Elena told us as she looked out onto the flooded backyard which was slowly rising to her porch step: “When you’ve lived in Kherson for the past six months, and you’ve lived through the bombing and been scared all the time because of that, the flooding is not so bad.
“So… we just try to keep safe.”
What a life – when you’re weighing up your daily safety and chances of survival between bombings and flooding.
‘Environmental bomb of mass destruction’
The Ukrainians lost no time hitting the social media platforms and blaming the Russians for the dam’s destruction.
There was a chorus of condemnations from the Ukrainian president and his fellow politicians, including the country’s foreign minister who called for an urgent meeting of the UN security council to discuss the dam explosion.
President Volodymyr Zelenskyy described it as “ecocide” and said it was “an environmental bomb of mass destruction”.
He once again pressed for NATO inclusion to ensure the country’s safety in the future and insisted it would not deter from their aim to reclaim all the territory that Russia has seized through the war.
“We will still liberate all our land” he said in his nightly address.
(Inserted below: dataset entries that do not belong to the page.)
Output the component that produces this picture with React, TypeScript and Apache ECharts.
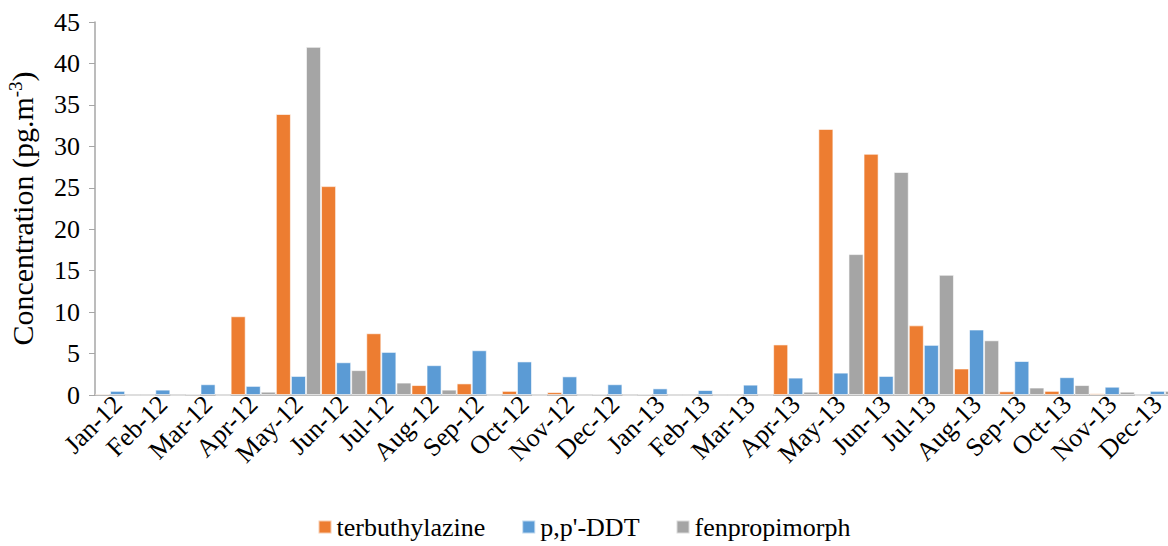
import React, { useEffect, useRef } from "react";
import * as echarts from "echarts";

const categories = [
  "Jan-12", "Feb-12", "Mar-12", "Apr-12", "May-12", "Jun-12", "Jul-12", "Aug-12", "Sep-12", "Oct-12", "Nov-12", "Dec-12",
  "Jan-13", "Feb-13", "Mar-13", "Apr-13", "May-13", "Jun-13", "Jul-13", "Aug-13", "Sep-13", "Oct-13", "Nov-13", "Dec-13",
];
const terbuthylazine = [0.15, 0, 0.05, 9.5, 33.9, 25.2, 7.45, 1.2, 1.4, 0.5, 0.35, 0.05, 0.05, 0, 0, 6.1, 32.1, 29.1, 8.4, 3.2, 0.45, 0.5, 0.2, 0];
const ppDDT = [0.5, 0.65, 1.3, 1.1, 2.3, 3.95, 5.2, 3.6, 5.4, 4.05, 2.25, 1.3, 0.8, 0.6, 1.25, 2.1, 2.7, 2.3, 6.05, 7.9, 4.1, 2.15, 1.0, 0.5];
const fenpropimorph = [0, 0, 0, 0.4, 42, 3.0, 1.5, 0.65, 0, 0, 0, 0, 0, 0, 0, 0.4, 17.0, 26.9, 14.5, 6.6, 0.9, 1.2, 0.4, 0.5];
const seriesNames = ["terbuthylazine", "p,p'-DDT", "fenpropimorph"];
const colors = ["#ED7D31", "#5B9BD5", "#A5A5A5"];

const FONT = "Liberation Serif";

export default function App() {
  const ref = useRef<HTMLDivElement>(null);
  useEffect(() => {
    if (!ref.current) return;
    const chart = echarts.init(ref.current, null, { renderer: "svg" });
    const data = [terbuthylazine, ppDDT, fenpropimorph];
    chart.setOption({
      animation: false,
      textStyle: { fontFamily: FONT },
      grid: { left: 95, right: -12, top: 22, bottom: 151, containLabel: false, outerBoundsMode: "none" },
      legend: {
        bottom: 1,
        left: "center",
        itemWidth: 13,
        itemHeight: 13,
        itemGap: 36,
        icon: "rect",
        textStyle: { fontFamily: FONT, fontSize: 26, color: "#000" },
        data: seriesNames,
      },
      xAxis: {
        type: "category",
        data: categories,
        axisLine: { lineStyle: { color: "#A6A6A6", width: 1.5 } },
        axisTick: { show: false },
        axisLabel: {
          rotate: 45,
          interval: 0,
          fontFamily: FONT,
          fontSize: 26,
          color: "#000",
          margin: 5,
          hideOverlap: false,
        },
      },
      yAxis: {
        type: "value",
        min: 0,
        max: 45,
        interval: 5,
        name: "Concentration (pg.m{sup|-3})",
        nameLocation: "middle",
        nameRotate: 90,
        nameGap: 57,
        nameTextStyle: {
          fontFamily: FONT,
          fontSize: 30,
          color: "#000",
          rich: {
            sup: { fontFamily: FONT, fontSize: 19, color: "#000", verticalAlign: "top", padding: [0, 0, 13, 0] },
          },
        },
        axisLine: { show: true, lineStyle: { color: "#A6A6A6", width: 1.5 } },
        axisTick: { show: true, length: 6, lineStyle: { color: "#A6A6A6" } },
        splitLine: { show: false },
        axisLabel: { fontFamily: FONT, fontSize: 26, color: "#000", margin: 15 },
      },
      series: seriesNames.map((name, i) => ({
        name,
        type: "bar",
        data: data[i],
        barGap: "0%",
        barCategoryGap: "0%",
        itemStyle: { color: colors[i], borderColor: "rgba(255,255,255,0.6)", borderWidth: 1 },
      })),
    });
    return () => chart.dispose();
  }, []);
  return (
    <div
      ref={ref}
      style={{ position: "fixed", left: 0, top: 0, width: 1168, height: 546, background: "#fff" }}
    />
  );
}
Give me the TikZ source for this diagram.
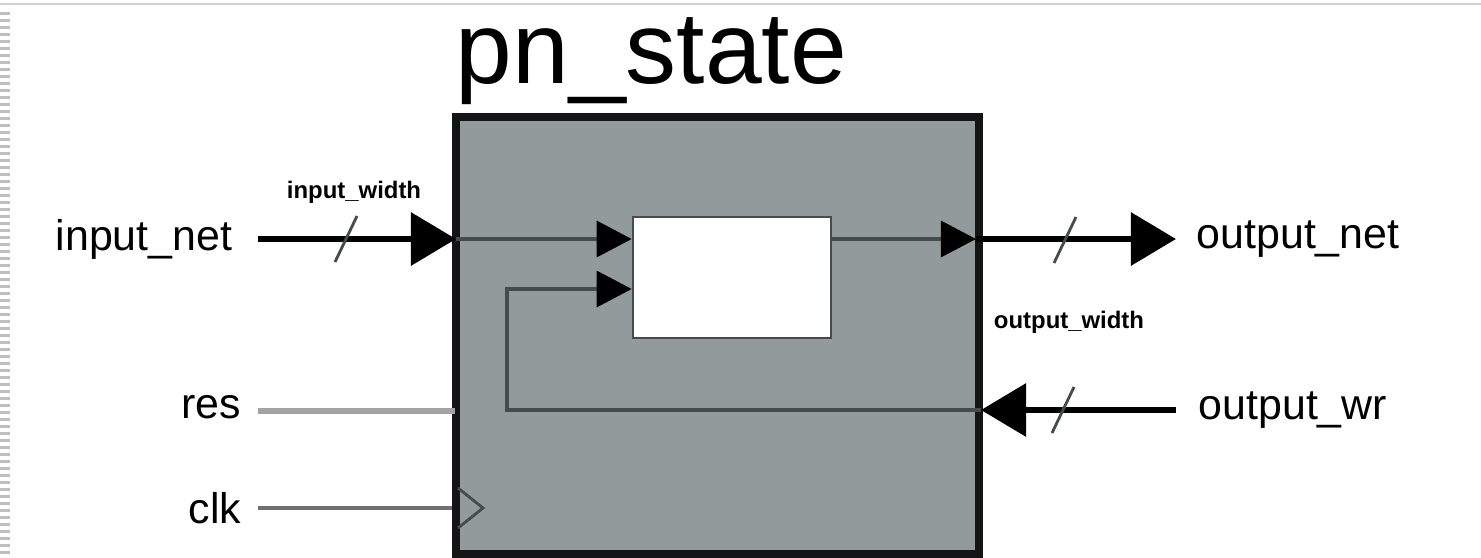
\documentclass[tikz,border=0pt]{standalone}
\usepackage{fontspec}
\setmainfont{Liberation Sans}
\usetikzlibrary{arrows.meta,positioning,calc}

\definecolor{blkgray}{RGB}{147,154,155}
\definecolor{wiregray}{RGB}{70,76,76}
\definecolor{resgray}{RGB}{163,163,163}
\definecolor{clkgray}{RGB}{112,112,112}

\tikzset{
  blkbox/.style={draw=black!92, fill=blkgray, line width=2.3pt, minimum width=5.23cm, minimum height=4.37cm, inner sep=0pt},
  regbox/.style={draw=wiregray, fill=white, line width=0.7pt, minimum width=1.98cm, minimum height=1.21cm, inner sep=0pt},
  title/.style={font=\fontsize{29}{34}\selectfont, inner sep=0pt},
  port/.style={font=\fontsize{12.2}{14}\selectfont, inner sep=0pt},
  widthlbl/.style={font=\fontsize{6.8}{8}\selectfont\bfseries, inner sep=0pt},
  bus/.style={line width=1.8pt, -{Triangle[length=0.45cm,width=0.52cm]}},
  wire/.style={line width=0.9pt, draw=wiregray},
  wirearr/.style={wire, -{Triangle[length=0.35cm,width=0.36cm,color=black]}},
  slash/.style={line width=0.8pt, draw=wiregray},
}

\begin{document}
\begin{tikzpicture}[x=0.01cm, y=-0.01cm]
  \useasboundingbox (0,0) rectangle (1481,557);
  % frame of the screenshot
  \draw[black!18, line width=0.8pt] (0,4) -- (1481,4);
  \draw[black!25, line width=0.1cm, dash pattern=on 0.025cm off 0.045cm] (5,12) -- (5,557);

  % the block
  \node[blkbox] (blk) at (717.5,335.5) {};
  \node[regbox] (reg) at (732,277.5) {};
  \node[title, anchor=base west] (title) at (455,83) {pn\_state};

  % port labels
  \node[port, anchor=east] (innet) at (233,239) {input\_net};
  \node[port, anchor=base east] (res) at (242,418) {res};
  \node[port, anchor=east] (clk) at (242,508) {clk};
  \node[port, anchor=west] (outnet) at (1196,239) {output\_net};
  \node[port, anchor=west] (outwr) at (1198,410) {output\_wr};
  \node[widthlbl] (inw) at (354,192) {input\_width};
  \node[widthlbl] (outw) at (1069,322) {output\_width};

  \coordinate (ipin) at (456,239);
  \coordinate (opin) at (976,239);
  \coordinate (wrpin) at (981,410);
  \coordinate (fbk) at (507,289);

  % buses
  \draw[bus] ([xshift=0.25cm]innet.east) -- (ipin);
  \draw[bus] (opin) -- ([xshift=-0.2cm]outnet.west);
  \draw[bus] ([xshift=-0.22cm]outwr.west) -- (wrpin);
  \foreach \sx/\sy in {346/239, 1065/240, 1063/410}
    \draw[slash] (\sx+11,\sy-23) -- (\sx-11,\sy+23);

  % inside
  \draw[wirearr] (ipin) -- (reg.west |- ipin);
  \draw[wirearr] (wrpin) -| (fbk) -- (reg.west |- fbk);
  \draw[wirearr] (reg.east |- opin) -- (opin);

  % res and clk
  \draw[resgray, line width=1.7pt] ([shift={(16,-7)}]res.base east) -- ++(197,0);
  \draw[clkgray, line width=1.2pt] ([xshift=0.16cm]clk.east) -- (clk.east -| blk.west);
  \draw[wiregray, line width=0.8pt] (458,488) -- (483,508) -- (458,528);
\end{tikzpicture}
\end{document}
Russia insists it is not responsible
Dozens of towns and villages in the Russian-controlled area of Kherson region on the other side of the Dnipro River are also underwater and Russian officials have spent the aftermath of the dam explosion insisting they are not responsible.
Russia‘s Investigative Committee said it had launched a criminal investigation into the dam explosion which has been in the Russian-controlled area of Kherson region since the first few weeks of the war.
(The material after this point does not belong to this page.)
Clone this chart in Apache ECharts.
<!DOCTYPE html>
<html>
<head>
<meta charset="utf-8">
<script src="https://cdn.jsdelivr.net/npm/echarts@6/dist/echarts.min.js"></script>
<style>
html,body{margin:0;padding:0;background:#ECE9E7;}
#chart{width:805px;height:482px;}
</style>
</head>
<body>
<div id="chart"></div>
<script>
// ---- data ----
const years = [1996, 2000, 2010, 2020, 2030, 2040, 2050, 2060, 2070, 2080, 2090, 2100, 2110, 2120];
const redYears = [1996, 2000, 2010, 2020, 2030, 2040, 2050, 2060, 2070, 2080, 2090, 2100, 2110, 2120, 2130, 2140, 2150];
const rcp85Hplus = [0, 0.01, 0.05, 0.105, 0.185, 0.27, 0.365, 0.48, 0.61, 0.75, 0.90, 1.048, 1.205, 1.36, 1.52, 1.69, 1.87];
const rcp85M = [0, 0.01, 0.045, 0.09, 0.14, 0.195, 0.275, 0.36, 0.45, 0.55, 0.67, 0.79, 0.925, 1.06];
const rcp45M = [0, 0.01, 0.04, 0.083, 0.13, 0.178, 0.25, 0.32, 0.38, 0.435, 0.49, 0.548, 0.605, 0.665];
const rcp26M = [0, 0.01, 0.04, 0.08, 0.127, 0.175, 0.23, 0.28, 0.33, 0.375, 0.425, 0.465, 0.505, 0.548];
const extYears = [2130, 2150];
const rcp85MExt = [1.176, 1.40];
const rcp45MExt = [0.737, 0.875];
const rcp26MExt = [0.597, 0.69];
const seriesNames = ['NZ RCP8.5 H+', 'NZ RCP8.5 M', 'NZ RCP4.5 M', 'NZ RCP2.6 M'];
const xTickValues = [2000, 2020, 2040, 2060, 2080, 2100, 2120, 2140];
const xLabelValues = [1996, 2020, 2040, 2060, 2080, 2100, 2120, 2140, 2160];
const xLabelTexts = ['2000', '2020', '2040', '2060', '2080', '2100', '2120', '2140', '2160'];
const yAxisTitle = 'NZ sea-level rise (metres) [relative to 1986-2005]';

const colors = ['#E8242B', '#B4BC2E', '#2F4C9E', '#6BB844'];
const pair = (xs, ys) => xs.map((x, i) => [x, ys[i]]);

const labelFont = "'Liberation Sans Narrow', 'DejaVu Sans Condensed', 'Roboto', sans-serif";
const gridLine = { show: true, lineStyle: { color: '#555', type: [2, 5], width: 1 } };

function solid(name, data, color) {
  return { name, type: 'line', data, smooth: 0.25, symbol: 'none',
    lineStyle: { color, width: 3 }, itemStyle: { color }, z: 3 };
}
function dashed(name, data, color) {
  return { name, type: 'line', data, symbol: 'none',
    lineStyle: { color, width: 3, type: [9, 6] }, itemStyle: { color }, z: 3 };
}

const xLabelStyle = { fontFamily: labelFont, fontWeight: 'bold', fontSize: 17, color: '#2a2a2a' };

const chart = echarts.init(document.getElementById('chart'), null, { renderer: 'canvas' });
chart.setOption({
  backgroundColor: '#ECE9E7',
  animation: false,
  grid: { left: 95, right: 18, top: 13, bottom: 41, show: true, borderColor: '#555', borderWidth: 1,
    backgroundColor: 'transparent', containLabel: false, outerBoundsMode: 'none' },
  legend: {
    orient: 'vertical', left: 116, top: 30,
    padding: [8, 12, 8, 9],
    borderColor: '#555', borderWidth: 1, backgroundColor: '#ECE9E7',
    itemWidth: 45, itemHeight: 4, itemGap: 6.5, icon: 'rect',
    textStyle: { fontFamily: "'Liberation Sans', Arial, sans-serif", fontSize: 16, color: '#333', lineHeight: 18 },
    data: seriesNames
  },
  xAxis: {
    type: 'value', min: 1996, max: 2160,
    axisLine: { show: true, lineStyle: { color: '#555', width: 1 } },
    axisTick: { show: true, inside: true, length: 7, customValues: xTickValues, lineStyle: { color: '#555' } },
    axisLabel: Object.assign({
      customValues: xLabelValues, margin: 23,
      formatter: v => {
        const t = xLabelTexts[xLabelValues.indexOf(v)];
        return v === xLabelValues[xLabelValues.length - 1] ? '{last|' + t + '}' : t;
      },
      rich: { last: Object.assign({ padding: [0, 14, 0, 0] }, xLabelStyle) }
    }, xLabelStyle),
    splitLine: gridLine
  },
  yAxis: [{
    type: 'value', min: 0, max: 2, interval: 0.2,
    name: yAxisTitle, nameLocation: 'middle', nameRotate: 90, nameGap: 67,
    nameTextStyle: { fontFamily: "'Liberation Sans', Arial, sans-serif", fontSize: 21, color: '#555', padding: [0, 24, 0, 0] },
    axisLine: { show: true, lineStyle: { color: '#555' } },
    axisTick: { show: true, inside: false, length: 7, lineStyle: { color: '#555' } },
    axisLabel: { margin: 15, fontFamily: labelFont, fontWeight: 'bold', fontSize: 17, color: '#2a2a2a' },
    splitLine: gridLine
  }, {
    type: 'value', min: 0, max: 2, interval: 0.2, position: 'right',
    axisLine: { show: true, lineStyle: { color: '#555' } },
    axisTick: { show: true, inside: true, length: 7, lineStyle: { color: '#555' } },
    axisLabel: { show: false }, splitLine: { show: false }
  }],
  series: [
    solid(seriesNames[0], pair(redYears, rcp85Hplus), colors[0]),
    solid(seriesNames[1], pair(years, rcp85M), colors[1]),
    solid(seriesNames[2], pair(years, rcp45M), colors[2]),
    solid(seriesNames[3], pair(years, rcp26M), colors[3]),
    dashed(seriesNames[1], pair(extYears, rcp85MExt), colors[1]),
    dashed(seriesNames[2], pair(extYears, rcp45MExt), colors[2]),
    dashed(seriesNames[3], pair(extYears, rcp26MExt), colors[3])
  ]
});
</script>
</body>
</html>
Flooding is expected to continue to rise through the night and peak in the morning – then remain at those levels for four to five days before receding.
Hoards of volunteers have begun arriving in Kherson city by evening to help with what they expect will be a growing need to evacuate from homes as well as an increased requirement for medicines with dirty water swirling around the city streets and stagnating in basements and across fields.